Женщина из ЮАР
С Антониной я познакомился по электронной переписке, когда Интернет был дурным воздухом невест с филфака МГУ и в России практически не использовался.
Переписка происходила в самый неподходящий месяц года, в марте, когда свисающие с деревьев презервативы вокруг ГЗ МГУ символизируют счастливое детство и уверенно подстёгивают на совершение страшных эротических подвигов.
Когда Антонина прислала одну свою фотографическую карточку, я понял, что смотреть в монитор нужно будто бы Онегиным. Меня, томившегося сюрреализмом Поля Элюара, эта картинка повергла в ощущения полнейшей собственной никчёмности. С полотна сиюминутной любительской фотографии на меня смотрело томное, удивительное, почти африканское лицо загадочной, почти юной девушки, которая была старше меня на пять лет. Лицо это излучало полнейшее отрешение от сиюминутных правил времени и законов мод. Наравне с долей истерии, которая только подстёгивает мужчину на чудеса, шутки и розыгрыши, лицо этой девушки изображало собой какой-то отчётливый иностранный интеллект, и психологическим магнитом расположило меня на волну. У неё было что-то лунное, а губы - от негритянки из ЮАР. Поражал, прежде всего, способ подачи материала, слегка амбициозно, нарочито, и в то же время чувствовался вкус, некое продолжение, которое уже выудить - моё дело. Что вообще выводило из равновесия - у Антонины были томные сверхтонкие ручки, как будто из фанеры, и их воздушность намекала, что под всем её убранством скрывается нечто воздушное, ослепительное и до сих пор не встречаемое ни в каких формах. Отрицательный момент портрета - часы на запястье золотого цвета. Мы не в пятидесятых, а в Китае перепроизводство чипов на счётных триггерах. Главное чтоб кварц был в башке, который бы помогал развиваться великому чувству любви, а этот золотой слиток с батарейкой внутри был перебором блокады Ленинграда, когда человек всю последующую жизнь страдал культом гастрономии и в конце-концов скоропостижно умирал от ожирения.
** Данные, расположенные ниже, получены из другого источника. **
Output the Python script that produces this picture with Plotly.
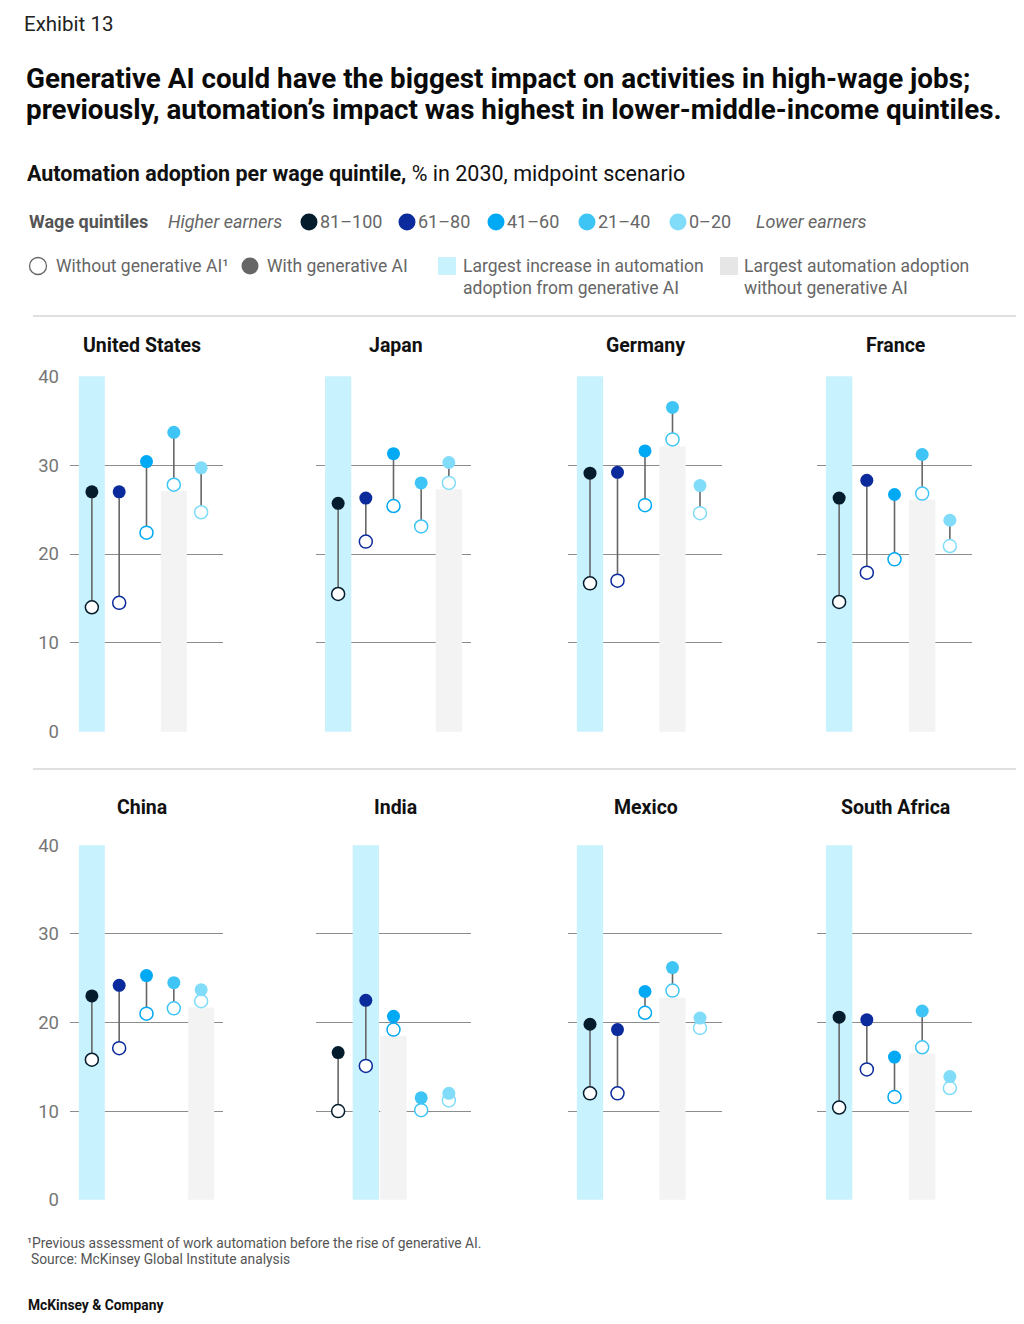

Зато с другой стороны разговора, на Антонине было нахлобучено белоснежно-розовое, коричневатое с синевой, платье из прозрачного, но всё же скрывающего фигуру, узбекского хлопка. Такие платья я любил по наследству, как символ светлого чувства и эпохи, развёрнутой лет за тридцать до моего рождения. Прошлую жизнь я ощущал очень хорошо и ориентировался в мечтах прошедших десятков. Я жил временем наоборот, и всё что приходило из моей неродившейся жизни, я принимал с восторгом и трепетом. Особенно это были: простые платья в цветочек. Как мог поднабраться такой эстетики - не знаю, но она как-то правдива. Однажды у нас в стране издали газету "Правда".
Только когда начинка вечного и красивого платья заменялась чем-то современным и пахнущим, как цветной телевизор, не то Ариэлем, не то Рональдо из Реала, в общем, современной гёрлз, актуальность бытия наоборот помогала жить - новая тёлка в старом платье!
Ласковые светлые волосы плюшевого медвежонка опутывали её голову, и медленно спускались вниз, гипнотизируя доверчивый мужской взгляд. "Блондинка..." , - рассудил я, вглядываясь в увеличивающиеся пикселы тёмных волос. Большего было не рассмотреть, и оставалось только отметить райскую архитектуру, покоящуюся вокруг неё на своих керамических столбах. Женщины откуда-то добывают это соответствие: если у неё шарм и нелепость, то и вещи вокруг подбираются в точном соответствии. Серые колонны заброшенного здания, как ноги слона. Разрушенная больница. Я кликнул на крестик в W2K, и занавес моего первого знакомства захлопнулся, оставив копну болезненных мыслей о чудесном будущем, которое вот-вот должно передо мной распахнуться.